Today there is a robust group of less expensive BPM vendors with fully functional solutions covering all BPM application areas that could be an alternative to premium-priced vendors. According to our
annual BPM Pulse survey, their customer satisfaction ratings are generally higher than that of their better known and larger competitors. They have hundreds, and in some cases thousands, of customers
who provide positive references. Most importantly, their prices are usually far less. How is this possible and why doesn’t everyone buy from them? The answer to both of these questions is
actually the same. These vendors do not maintain the same size salesforce or marketing budgets as the larger vendors. Their costs are, therefore, lower and they can charge less. However, they pay a
price for this – less sales coverage and reduced market awareness. Combine that with an approach to vendor selection that doesn’t even consider requirements, and you can see how everyone
loses all around.
Let’s say though that you are a large company with complex requirements and it makes sense to buy a solution from one of the premium vendors. Are there still ways to reduce costs? Yes. Many
companies, no matter the size of the BPM vendor, buy more seats or modules than they need. While your initial rollout may be targeted at 50 users, it may be very tempting to buy those additional 200
seats that are planned for the future if the price is attractive enough. What you need to take into account though, is that in many cases the rollout to additional users takes much longer than
planned. Working out kinks in the system, updating and enhancing reports, calculations, the chart of accounts, etc. before the broader rollout is fairly common. Fitting in training to these new users
usually needs to align with other activities. All of this often delays the actual rollout. So what is the cost of buying the extra seats too early? First of all, there is the cash investment aspect.

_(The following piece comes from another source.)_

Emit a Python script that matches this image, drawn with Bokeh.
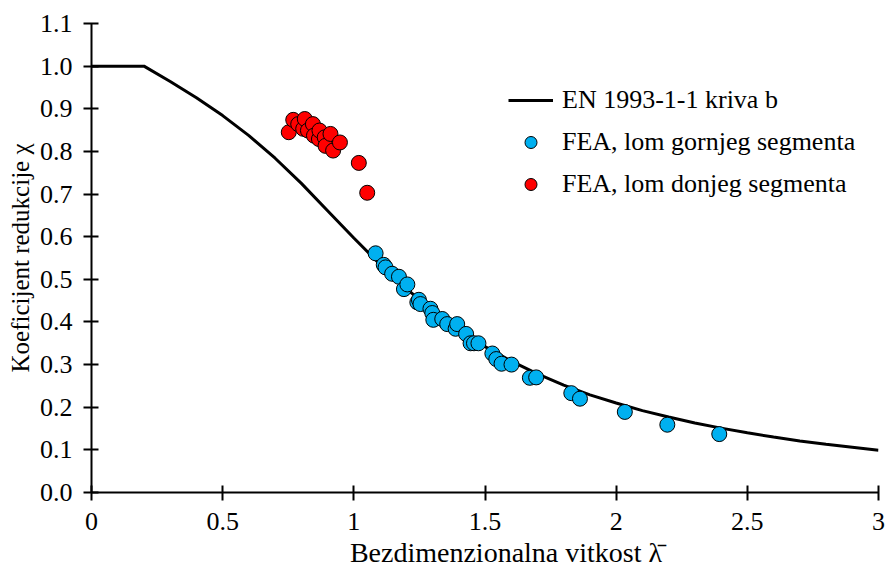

The vendor has your money instead of you. Consequently, you are not able to invest or redeploy it until you actually need the seats. Then there are the ongoing license renewal and maintenance
(LR&M) fees. These costs are usually calculated based on what you purchased, not what you deployed. You could be paying LR&M for years on seats not yet used. Lastly, what happens if between
the purchase and rollout, your company is downsized or acquired and you never need those seats?
In addition, companies caught up in the euphoria of their BPM purchase sometimes buy more modules than they need. While buying a planning solution, for example, they may add in a profitability
optimization tool as well. If it’s not in the requirements or you haven’t figured out beforehand how it’s going to be used or who is going to use it, you probably never will
actually use it. Buy it when you have actually defined the need for it.
Today it’s even possible that your company has all the software they already need. Many companies have several BPM solutions already in use in different parts of the organization. You may not
need to buy a whole new solution, but rather just additional seats or modules for an existing solution. Coming back to my initial point about expert guidance, a consulting firm not aligned with any
vendors can be the best judge of what software, if any, you actually need to purchase and can then point you to the most cost-effective solutions.
With a little research, analysis, and leveraging the right kind of help, business performance management can be done very cost-effectively. In today’s economic environment, every company should
make sure they do BPM right – and at the right price.